The Sydney Morning Herald said a review of Australia’s tax system may recommend taxing mining projects in the same way as energy projects, a change that would have raised an extra A$14 billion (US$13 billion) over the past three years, the newspaper cited Treasury estimates as saying. Matthew Coghlan, a spokesman for Treasurer Wayne Swan, declined to comment on the report.

It’s “likely to be a huge impediment on Australian-based, highly profitable resource projects, such as Pilbara iron ore, alumina and eastern state coal projects,” said Tim Schroeders, who helps manage US$1.1 billion at Pengana Capital Ltd, including BHP and Rio, in Melbourne.

“It’s quite irresponsible to canvas a rent tax like that without any consultation with industry,” said Peter Chilton, who holds BHPB and Rio shares at Constellation Capital Management Ltd in Sydney. “There needs to be proper clarity on this thing rather than some very broad thing which no one can one actually do any calculations to see the effect.”

Recommendations from a review of Australia’s tax system led by Treasury Secretary Ken Henry were given late last month to Treasurer Wayne Swan, who has said he’ll publish the document in the early part of this year.

The government will have a cash deficit in the 12 months ending June 30 of A$57.7 billion, and the nation’s net debt will peak at 10% of gross domestic product in fiscal 2014, according to forecasts published by Swan in November.

“It clearly means it’s A$14 billion less for the resource sector and that would have some implications on investment decisions,” Mark Pervan, senior commodity strategist at Australia & New Zealand Banking Group Ltd. in Melbourne, said by phone.

A review of the nation’s tax system recommended replacing state-based royalty charges on mining projects with a national resource rate, which is likely to be set at 40%, according to the Sydney Morning Herald.

BHPB and Rio are estimated to report higher profits this year as the global economy rebounds, pushing demand for metals higher.

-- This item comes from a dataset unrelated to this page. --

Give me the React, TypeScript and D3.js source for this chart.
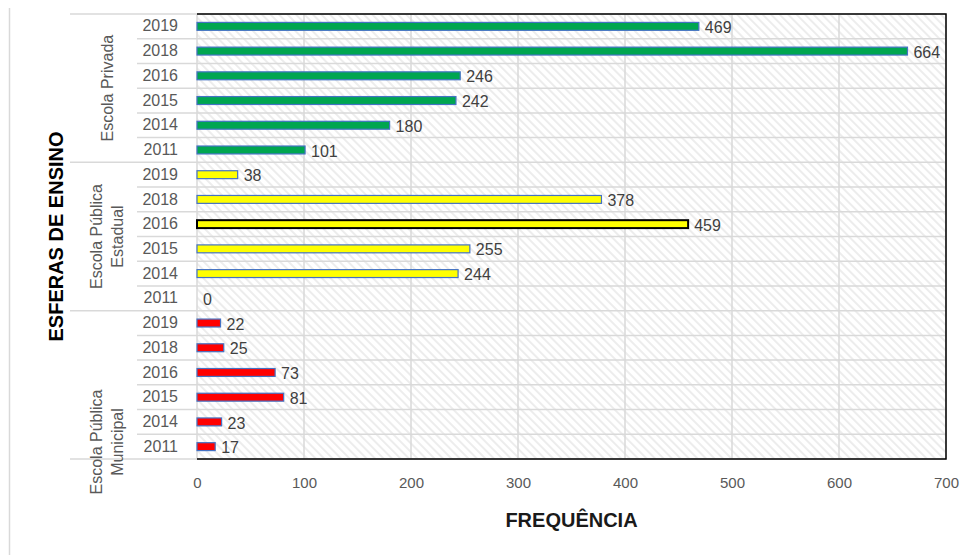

Profits were slashed last year as commodity prices plunged and sales were crimped.

“It’s very opportunistic and it’s going to rip out a lot more money,” said Peter Arden, a Melbourne-based senior mining analyst at Ord Minnett Ltd, an affiliate of JPMorgan Chase & Co in Melbourne. “Big companies will just decide that if the government is too greedy they are just not going to go there.”

The move may curb future profits for the country’s largest mining companies including BHPB and Rio Tinto, Ord Minnett’s Arden said. “It’s targeting the really big, robust, highly profitable” projects. “They are saying ‘we want you to pay more’.”

BHPB spokeswoman Kelly Quirke declined to comment. Rio spokesman David Luff wasn’t immediately available when contacted. BHPB chairman Don Argus, in an industry speech delivered at the Melbourne Mining Club on Oct 22, acknowledged that the tax review would consider resource companies.

“Clearly, any regime must be carefully designed from an international competitiveness perspective,” Argus said at the time.

The so-called resource rent tax wouldn’t be levied until exploration and development costs were paid and would only take effect when the project made a profit, the Sydney Morning Herald reported, without saying where it got the information.